Thousands of Turks celebrated noisily after their team scored three consecutive goals in the final minutes of a game with the Czech. Fans beat drums, blew on clarinets and danced in a city where it is the right of a citizen to complain to the police of noise after 10 p.m. on a ‘normal’ night.

But after their last victory it was impossible to stop Turkish fans from driving motorcades throughout the city and honking till the wee hours of the morning, fluttering the crescent and star high on red Turkish flags in competition with the red and white colours of the Austrian flag.

Apart from the official fan zone created in the heart of the city by authorities, the most exciting place to be in is Ottakring, a working class neighbourhood where most of the city’s Turkish population settled during the economic boom of the 1970s and 1980s.

After the collapse of the former Yugoslavia, Vienna was flooded with refugees and many Croats found homes on the Ottakringerstrasse as well, in the 1990s.

Today the neighbourhood has a large immigrant population, including Poles, Turks and Serbs and a reputation for occasional incidents of ‘hot headedness’ between members of its diverse ethnic population.

Ivica Vastic, Austria’s star footballer, was born in the Croatian city of Split.

The decisive match between Austria and Germany was the second most viewed sports event since electronic measurements began in 1991. Nearly three fourths of all viewers, an average of 2.186 million people, watched the match. In Austria, only ski events have drawn greater attention in the past.
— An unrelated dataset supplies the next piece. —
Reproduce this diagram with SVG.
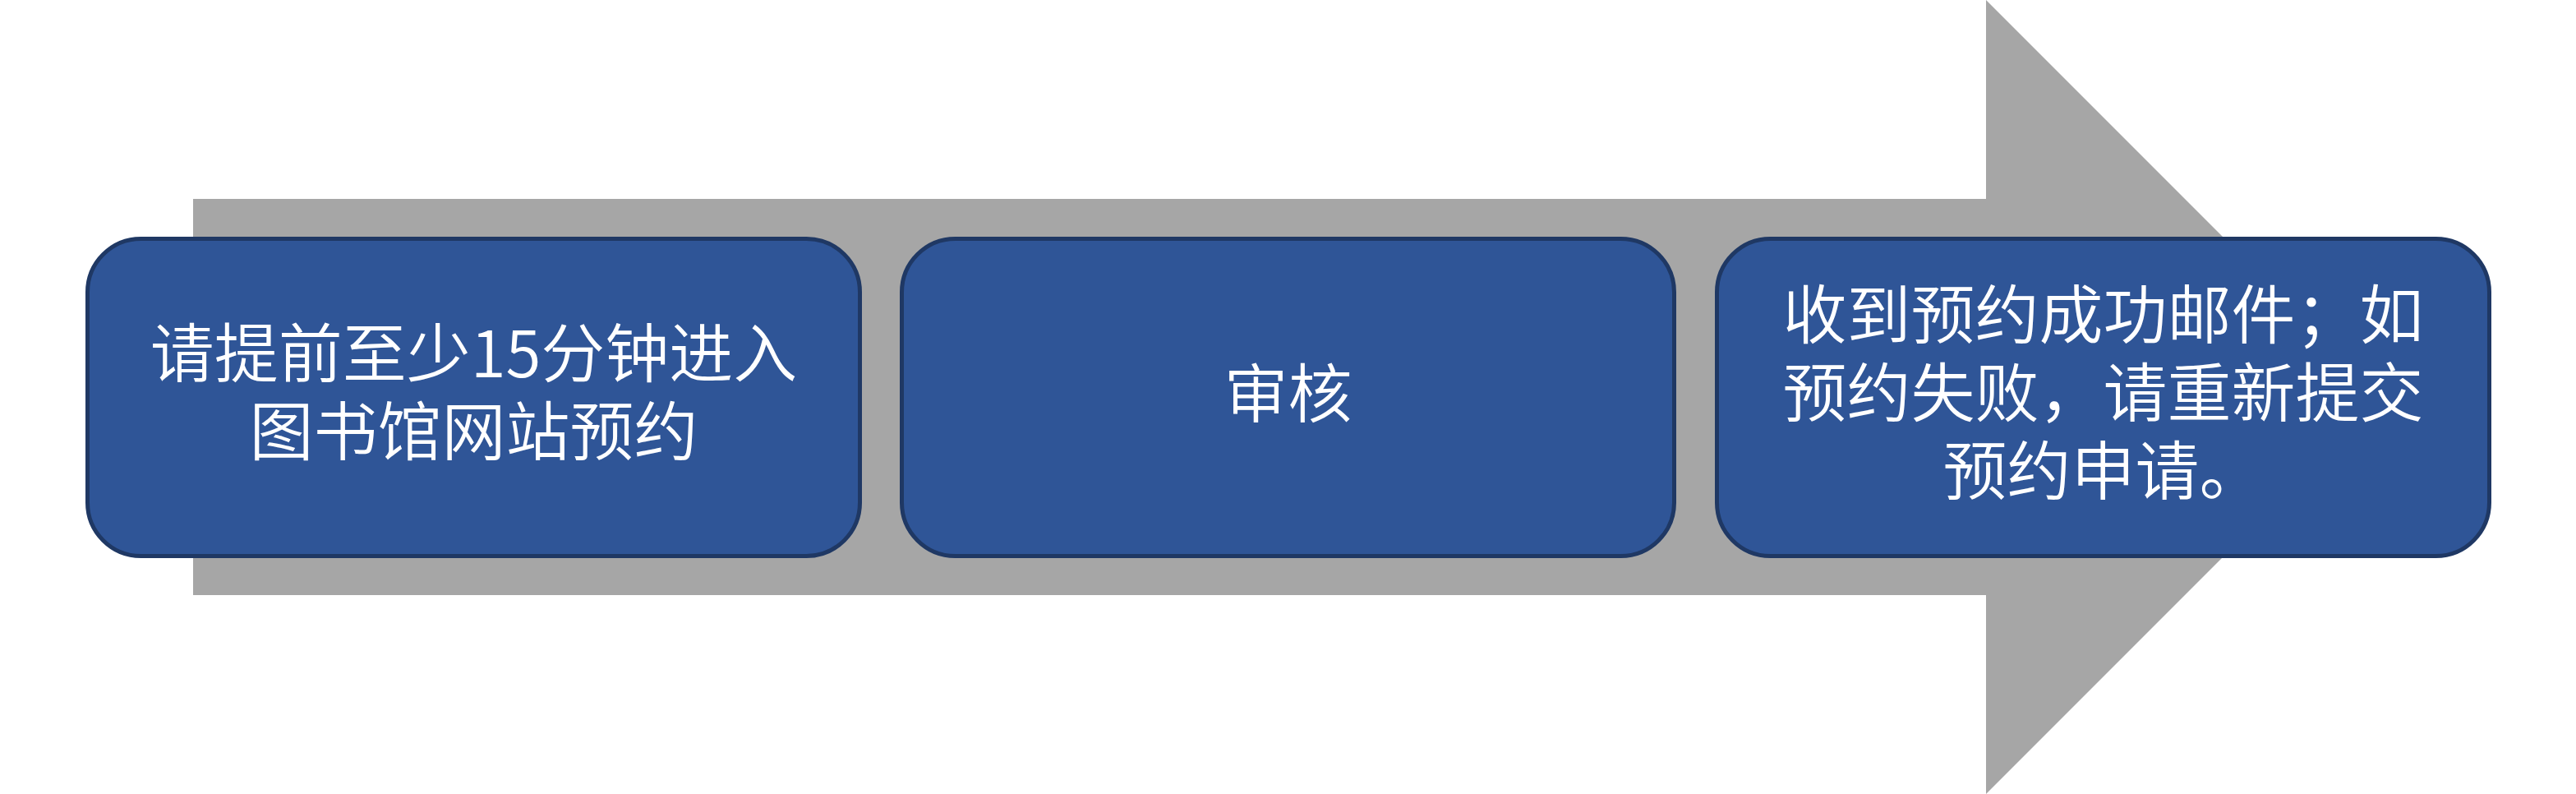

In an Austrian Television (ORF) press release it is pointed out that in addition to viewing the game on TVs at home, 350,000 football fans were present at the public viewing locations while another 222,000 followed the games on a German TV channel.

But not everyone is smiling over Austria’s offer to host the Euro 2008 along with Switzerland.

The stately corridors of the Vienna State Opera echo with grumbling sounds over cancelled performances, blaming football for dismal attendance. Performances are usually sold out to the grand opera house. But now it is forced to cancel a ballet evening June 29, the day when the final is played in Vienna.